The claim to unique spiritual experience (an experience that confers the authority of leadership) and the claim to be responsible for the journey of Orthodoxy as a whole throughout history are remarkably bold. The question arises, upon what are these claims grounded? Theology? History? Custom? Canon law? While the Ecumenical Patriarchate has appealed to history, custom, and canon law many times in defense of its self understanding it is difficult to see how the claims made above are not also theological claims. After all, the Ecumenical Patriarchate is not “Zion” or “Mother of the Churches” in a historical sense, and the authority conferred by the potent spiritual experience His All Holiness mentions does not belong to canon law or custom. Is it not, in fact, a claim to primacy rooted in the will of God?
It remains to be seen whether any definitive and clear exposition of the EP’s self understanding is forthcoming. But the questions swirling around these claims raise, for me, one further question. What does this imply for the prospect of reunion with the Roman Catholic Church? No local Church in world Orthodoxy has been more motivated or active in seeking reunion with Rome than the Church of Constantinople.
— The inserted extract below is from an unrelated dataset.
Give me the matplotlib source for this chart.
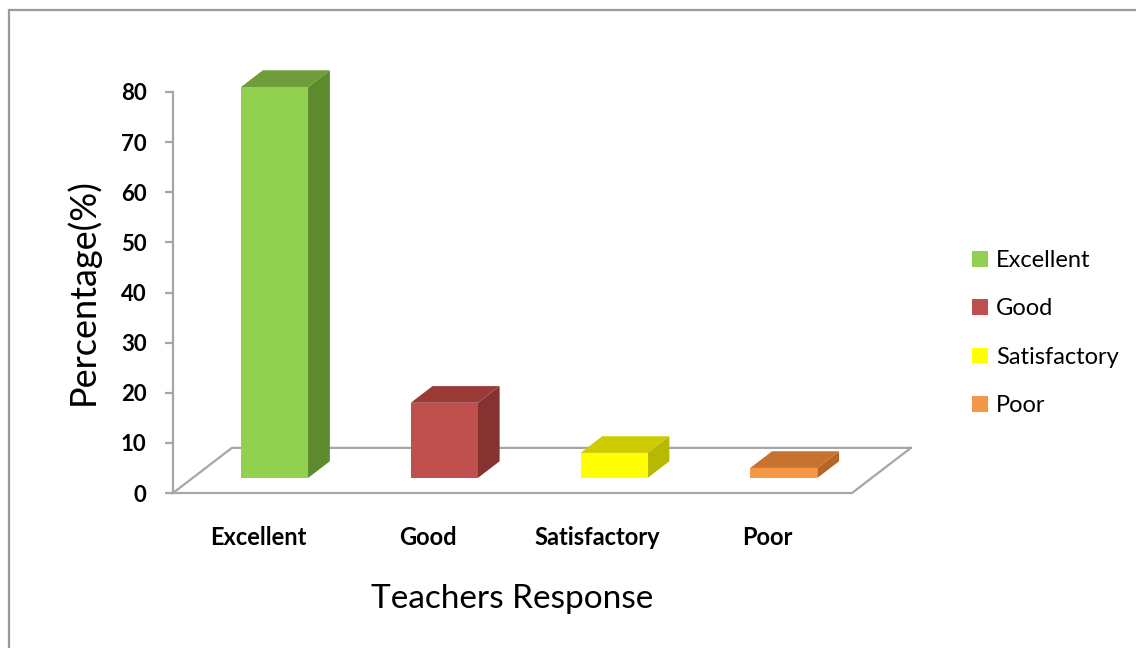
import matplotlib

matplotlib.use("Agg")
import matplotlib.pyplot as plt
from matplotlib.patches import Patch, Polygon, Rectangle

# data
categories = ["Excellent", "Good", "Satisfactory", "Poor"]
percentages = [78, 15, 5, 2]
y_ticks = [0, 10, 20, 30, 40, 50, 60, 70, 80]

front_colors = ["#92D050", "#C0504D", "#FFFF00", "#F79646"]
top_colors = ["#6F9D39", "#9A3B38", "#CCCC00", "#C8722F"]
side_colors = ["#5E8A2E", "#863230", "#B8B800", "#B4652A"]

# oblique "3d" projection settings (category units / value units)
DEPTH_DX = 0.347
DEPTH_DY = 9.0
BAR_FRONT = 1 / 3
BAR_DEPTH = 0.37
BAR_LEFT = 0.285
BAR_WIDTH = 0.395
FLOOR_COLOR = "#A6A6A6"

plt.rcParams["font.family"] = ["Lato", "DejaVu Sans"]

W, H = 1136, 648
fig = plt.figure(figsize=(W / 100, H / 100), dpi=100)

# axes laid out so that x=0..4 maps to px 173..852 and y=0..80 to px 493..92
px_per_cat = (852 - 173) / 4
px_per_val = (493 - 92) / 80
x_max, y_max = 5.0, 85.0
ax_w_px, ax_h_px = x_max * px_per_cat, y_max * px_per_val
ax = fig.add_axes([173 / W, (H - 493) / H, ax_w_px / W, ax_h_px / H])
ax.set_xlim(0, x_max)
ax.set_ylim(0, y_max)

# outer frame of the chart area
fig.patches.append(Rectangle((9 / W, -0.05), 1.2, (H - 10) / H + 0.05, transform=fig.transFigure,
                             fill=False, edgecolor="#9A9A9A", linewidth=1.6))

# floor
n = len(categories)
floor_kw = dict(color=FLOOR_COLOR, linewidth=1.6, clip_on=False, zorder=1)
ax.plot([0, n, n + DEPTH_DX], [0, 0, DEPTH_DY], **floor_kw)
ax.plot([0, DEPTH_DX, n + DEPTH_DX], [0, DEPTH_DY, DEPTH_DY], **floor_kw)

for i, v in enumerate(percentages):
    x0 = i + BAR_LEFT + BAR_FRONT * DEPTH_DX
    x1 = x0 + BAR_WIDTH
    y0 = BAR_FRONT * DEPTH_DY
    sx, sy = BAR_DEPTH * DEPTH_DX, BAR_DEPTH * DEPTH_DY
    front = [(x0, y0), (x1, y0), (x1, y0 + v), (x0, y0 + v)]
    top = [(x0, y0 + v), (x1, y0 + v), (x1 + sx, y0 + v + sy), (x0 + sx, y0 + v + sy)]
    side = [(x1, y0), (x1 + sx, y0 + sy), (x1 + sx, y0 + v + sy), (x1, y0 + v)]
    ax.add_patch(Polygon(side, closed=True, facecolor=side_colors[i], edgecolor="none", zorder=3))
    ax.add_patch(Polygon(top, closed=True, facecolor=top_colors[i], edgecolor="none", zorder=3))
    ax.add_patch(Polygon(front, closed=True, facecolor=front_colors[i], edgecolor="none", zorder=4))

for s in ["top", "right", "bottom"]:
    ax.spines[s].set_visible(False)
ax.spines["left"].set_bounds(0, 80)
ax.spines["left"].set_color(FLOOR_COLOR)
ax.spines["left"].set_linewidth(1.6)
ax.set_yticks(y_ticks)
ax.tick_params(axis="y", length=6, width=1.6, color=FLOOR_COLOR, labelsize=16, pad=13)
for lbl in ax.get_yticklabels():
    lbl.set_fontweight("bold")

ax.set_xticks([i + 0.5 for i in range(n)])
ax.set_xticklabels(categories, fontsize=17, fontweight="bold")
ax.tick_params(axis="x", length=0, pad=24)

ax.set_ylabel("Percentage(%)", fontsize=26)
ax.yaxis.set_label_coords((100 - 173) / ax_w_px, (493 - 292) / ax_h_px)
ax.set_xlabel("Teachers Response", fontsize=24)
ax.xaxis.set_label_coords((512 - 173) / ax_w_px, (493 - 584) / ax_h_px)

handles = [Patch(facecolor=c, edgecolor="none") for c in front_colors]
fig.legend(handles, categories, loc="center left", bbox_to_anchor=(951 / W, 1 - 333 / H),
           frameon=False, fontsize=17, labelspacing=1.16, handlelength=0.65, handleheight=0.65,
           handletextpad=0.35)

ax.patch.set_alpha(0)
fig.savefig("out.png", dpi=100)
But if the claims the EP is making about itself are intended in the fullest possible sense, as claims to primacy rooted in history and theology, doesn’t this make any hypothetical reunion impossible, at least improbable? In the theological understanding of both Rome and Constantinople there can only be one primus and one primacy. In the event of reunion which party will abandon their claims, thereby admitting an error of historical proportions, and submit to the primacy of the other? Does the increasingly lordly rhetoric of the Ecumenical Patriarchate, imitating as it seems to the contours of the theology of the Papacy, not cast up additional barriers to the hoped for reunion with Rome? At the very least it is hard to imagine that such claims can be tolerated with more than wincing condescension by the theologians and diplomats of the RCC. Then again, perhaps it will not bother them, knowing as they must, that if reunion ever does occur they will not be the ones eating crow.